Deputy to the National Convention for Eure-et-Loir
- In office 1792–1795

Member of the Council of Five Hundred for Seine
- In office 1795–1796

Personal details
- Born: 15 August 1758 Chartres, France
- Died: 9 June 1796 (aged 37) Paris, France
- Occupation: lawyer

= Denis Toussaint Lesage =

Denis Toussaint Lesage (Chartres 15 August 1758 – Paris 9 June 1796) was a deputy who represented Eure-et-Loir in the French National Convention and Seine in the Council of Five Hundred.

== Convention ==
A lawyer at the time of the French Revolution, he became president of the district court of Chartres. He was elected to the Convention by the departement of Eure-et-Loir on 5 September 1792, the fifth of nine deputies returned, and joined the Girondin faction. On 27 September 1792, he was named a member of the Commission of Six, charged with reporting on the state of the city of Paris and of bringing forward means of maintaining a watch on secret agitators and punishing incitement to murder. On 13 October he was appointed to the Committee of Division, which was working on the drafting of new administrative boundaries in France, and on 10 January 1793 he became secretary of the Convention.

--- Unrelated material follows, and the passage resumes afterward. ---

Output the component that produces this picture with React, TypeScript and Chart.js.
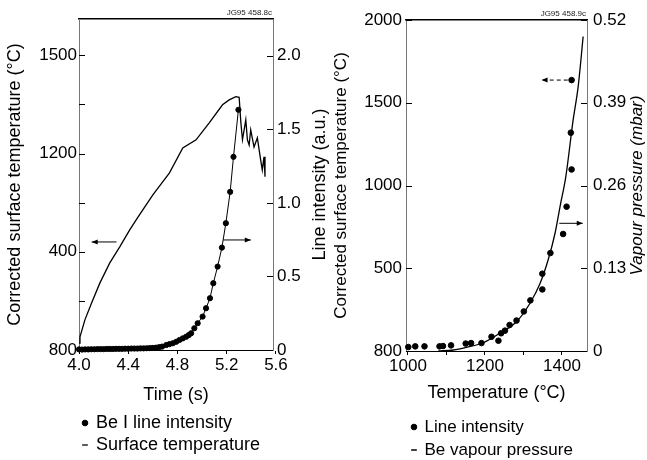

At the trial of Louis XVI, he voted to find the king guilty, as well as for this judgement to be ratified by the people, and for his death but also for the 'Mailhe amendment' – i.e.for a delay, and for a reprieve. On 6 February, when the Convention was considering a proposal to distribute three million francs to the departements for the relief of hardship and poverty, he successfully moved that the amount be doubled to six million. On 17 February 1793 he spoke in defence of General Georges Félix de Wimpffen, who was accused by two Jewish citizens of the departement of Moselle of having communicated with the Austrian commander during the siege of Thionville in 1792. On 10 March he brought forward proposals for establishing a special tribunal, which were not adopted, and on 13 March he opposed the establishment of new Revolutionary Tribunal. On 11 April, he was sent as a representant en mission to Orne and on 2 June an arrest warrant was issued for him he and he was recalled to Paris. He fled, and on 28 July he was proclaimed a traitor. Together with other Girondin deputies, he took refuge in Caen, where they attempted to regroup under the leadership of Jérôme Pétion de Villeneuve. Together with Charles Jean Marie Barbaroux, Lesage served as secretary to this group.

== After Thermidor ==
After the 9 Thermidor, he was recalled to the Convention (19 Ventôse Year III), where he denounced both 'crazed royalism and the fury of terrorism'. In April 1795 he was appointed to the 'Commission of Seven', (subsequently expanded to eleven), charged by the Convention with devising means of bringing the Constitution of 1793 into effect. Instead, the commission drafted the entirely new Constitution of the Year III, which was laid before the Convention in June, adopted in August and confirmed by referendum in September. He became a member of the Committee of Public Safety and took an interest in military affairs during the War in the Vendée, placing Lazare Hoche and Jean-Baptiste Annibal Aubert du Bayet at the head of the armies of the Republic in the region. In the Convention, Lesage also advocated bringing Charles-Gilbert Romme and his associates to justice before the criminal court of the Seine departement, and opposed proposals for a union of France and Belgium.

On 15 October 1795 (23 Vendémiaire Year IV) he was elected to the Council of Five Hundred where he made his mark principally in defending General Francisco de Miranda, who was suspected of conspiring with royalists against the Directory, and of plotting a military coup. He died during a session of the Council.